Two-hundred-fifty Indonesian legislators including the
powerful speaker of the house, Agung Laksono, have signed a petition demanding
that he explain his decision. Even the tiny Democrat Party, which Yudhoyono
helped to found, opposed the move. One of his cabinet ministers, Minister for
Cooperatives and Small- and Medium-scale Enterprises Suryadharma Ali also endorsed
the demand for a presidential explanation.

The gist of the lawmakers’ angst is that Yudhoyono and
Wirajuda have been pressured by Washington
into betraying Indonesia's “solidarity”
with Iran.
If the formal explanation is not accepted by the legislature, the parliament
can call on the People's Consultative Assembly to hold a special session to
impeach Yudhoyono but the betting that it won’t go that far.

Wirajuda told legislators the government supports nuclear development
for peaceful purposes, especially for energy, but objects to nuclear weapons
proliferation. He said he hoped the public would understand the decision and
not consider it as a betrayal of Iran
or as support for Israel and
the US.

Ahead of the vote, Yudhoyono – who counts himself a friend
of hard-line Iranian President Mahmoud Ahmadinejad ‑ had argued that the best
way to resolve the standoff between the West and a recalcitrant Iran determined
to go nuclear was through diplomacy.

Yudhoyono’s friendship with Ahmadinejad and his attempts to
play a mediating role in Tehran’s
stand-off with the West over its nuclear ambitions has put him in a delicate
situation before. Ahmadinejad, with Yudhoyono standing by his side, delivered a
blistering tirade against the US
and other powers during the May 2006 summit of the Developing Eight (D-8)
Muslim countries held in Bali.

Following closed-door talks, leaders of the D-8 group ‑ Iran, Indonesia,
Pakistan, Malaysia, Bangladesh,
Turkey, Egypt and Nigeria ‑ issued a statement of support
for development of nuclear energy for peaceful purposes. Ahmadinejad had
earlier been greeted as a hero and hailed with standing ovations when he spoke
to students at the University
of Indonesia and the
State Islamic University.

He also signed a deal for $600 million in investments in Indonesia's
gas and oil sector but had a parting message. Claiming that Iran wanted to
use technology "for peace and the welfare of the Muslim people around the
world," he said that the "arrogant powers" want to use it to
invade other countries. "That is the difference between us and them"

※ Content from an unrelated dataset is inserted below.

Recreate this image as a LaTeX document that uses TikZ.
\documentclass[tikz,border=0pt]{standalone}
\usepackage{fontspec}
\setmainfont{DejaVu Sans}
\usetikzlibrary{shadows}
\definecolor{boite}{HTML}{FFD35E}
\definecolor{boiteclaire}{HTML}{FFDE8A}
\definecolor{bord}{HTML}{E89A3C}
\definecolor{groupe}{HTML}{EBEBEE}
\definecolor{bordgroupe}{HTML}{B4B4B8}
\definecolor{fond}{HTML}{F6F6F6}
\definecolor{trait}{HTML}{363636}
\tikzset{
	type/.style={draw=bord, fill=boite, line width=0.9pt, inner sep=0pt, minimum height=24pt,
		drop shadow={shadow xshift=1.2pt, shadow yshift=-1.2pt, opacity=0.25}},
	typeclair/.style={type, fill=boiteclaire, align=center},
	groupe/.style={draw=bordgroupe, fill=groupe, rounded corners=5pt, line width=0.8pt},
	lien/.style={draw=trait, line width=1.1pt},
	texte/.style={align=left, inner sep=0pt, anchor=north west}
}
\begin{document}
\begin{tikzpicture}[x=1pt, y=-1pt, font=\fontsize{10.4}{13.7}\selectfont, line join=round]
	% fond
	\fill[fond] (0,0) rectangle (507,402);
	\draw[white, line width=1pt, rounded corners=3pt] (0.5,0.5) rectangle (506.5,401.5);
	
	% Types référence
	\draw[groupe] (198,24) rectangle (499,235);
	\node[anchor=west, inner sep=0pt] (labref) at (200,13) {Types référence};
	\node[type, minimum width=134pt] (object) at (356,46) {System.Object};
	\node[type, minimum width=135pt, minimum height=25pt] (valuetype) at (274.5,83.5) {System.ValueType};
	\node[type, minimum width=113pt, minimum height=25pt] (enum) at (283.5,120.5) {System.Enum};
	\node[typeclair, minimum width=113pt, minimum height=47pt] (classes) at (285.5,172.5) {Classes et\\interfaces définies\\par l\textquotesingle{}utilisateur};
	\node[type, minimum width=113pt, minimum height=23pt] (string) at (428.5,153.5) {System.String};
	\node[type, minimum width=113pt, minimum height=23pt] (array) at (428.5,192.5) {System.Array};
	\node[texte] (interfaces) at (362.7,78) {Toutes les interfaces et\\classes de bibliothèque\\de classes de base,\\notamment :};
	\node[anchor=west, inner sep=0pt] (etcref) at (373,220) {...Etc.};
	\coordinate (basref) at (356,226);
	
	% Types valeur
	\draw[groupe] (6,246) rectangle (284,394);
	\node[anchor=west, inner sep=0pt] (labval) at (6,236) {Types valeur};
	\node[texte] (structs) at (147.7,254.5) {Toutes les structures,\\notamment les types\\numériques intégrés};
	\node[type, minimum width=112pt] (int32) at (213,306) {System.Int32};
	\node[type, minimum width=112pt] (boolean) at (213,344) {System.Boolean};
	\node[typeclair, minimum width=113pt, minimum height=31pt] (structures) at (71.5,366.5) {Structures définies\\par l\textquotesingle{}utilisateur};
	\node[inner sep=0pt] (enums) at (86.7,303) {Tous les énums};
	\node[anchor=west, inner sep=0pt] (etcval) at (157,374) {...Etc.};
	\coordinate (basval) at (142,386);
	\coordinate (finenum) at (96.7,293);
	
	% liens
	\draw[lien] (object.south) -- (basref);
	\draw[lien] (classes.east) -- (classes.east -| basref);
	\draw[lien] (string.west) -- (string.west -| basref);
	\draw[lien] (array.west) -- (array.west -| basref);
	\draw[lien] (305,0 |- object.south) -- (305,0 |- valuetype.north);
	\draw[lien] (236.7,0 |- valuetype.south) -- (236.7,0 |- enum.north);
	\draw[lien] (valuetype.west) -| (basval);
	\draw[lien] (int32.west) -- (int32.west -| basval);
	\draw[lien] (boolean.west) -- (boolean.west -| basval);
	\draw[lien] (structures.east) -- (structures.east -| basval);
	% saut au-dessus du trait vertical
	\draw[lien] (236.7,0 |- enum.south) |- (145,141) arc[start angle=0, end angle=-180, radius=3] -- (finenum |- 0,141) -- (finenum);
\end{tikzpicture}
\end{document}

Parliament is in recess till May when a decision on the demand
for an explanation will be made by a plenary session.

While Iran
may simply have been using Indonesia
as the door to international legitimacy, cynics note that the US may be doing exactly the same,
albeit for different reasons. Next to visit Jakarta after Ahmadinejad was the
now-defenestrated Defense Secretary Donald Rumsfeld; in November, George W Bush
himself stopped by to bolster Yudhoyono's role as a key ally in the war on
terror. “Indonesia
is an example of how democracy and modernization can present an alternative to
extremism,” Bush said during that visit.

Indonesia
is also playing a role in the International Conference of Muslim Leaders for
Reconciliation in Iraq,
which met in Bogor
last Tuesday.

Several influential Shi’ite and Sunni leaders from Lebanon, Syria,
Egypt and Iran were at the meeting. Twenty-one
clerics were expected but only 12 confirmed, according to Hasyim Muzadi,
chairman of Nahdlatul Ulama, Indonesia's
largest Muslim organization. The others claimed they were “upset” by Indonesia's
inconsistency over the UN resolution.

"A number of influential Muslim clerics in the Middle East
have now considered that Indonesia
is no longer neutral, but has become a US supporter," Muzadi said.

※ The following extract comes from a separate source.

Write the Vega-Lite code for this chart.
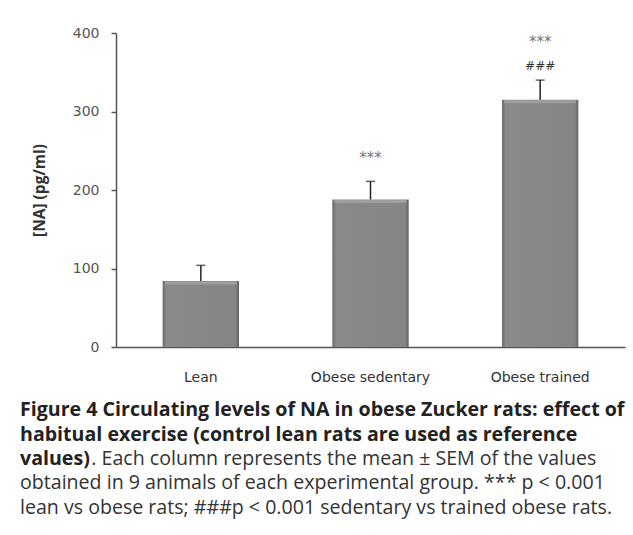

Wirajuda said the Islamic leaders – who are worried about
the chaos in Iraq ‑ could help
to engineer change in Iraq
and that the Bogor conference would also serve
as a preliminary step for Indonesia's
greater engagement in Iraq.

Indonesia's improved relationship with the US is too important to Yudhoyono and his government to be subordinated to that with Iran but he could expand his influence by taking the initiative on Iraq. “The entire Ummah (Islamic followers) is hurting, because of the factional violence in Iraq,” Yudhoyono said recently.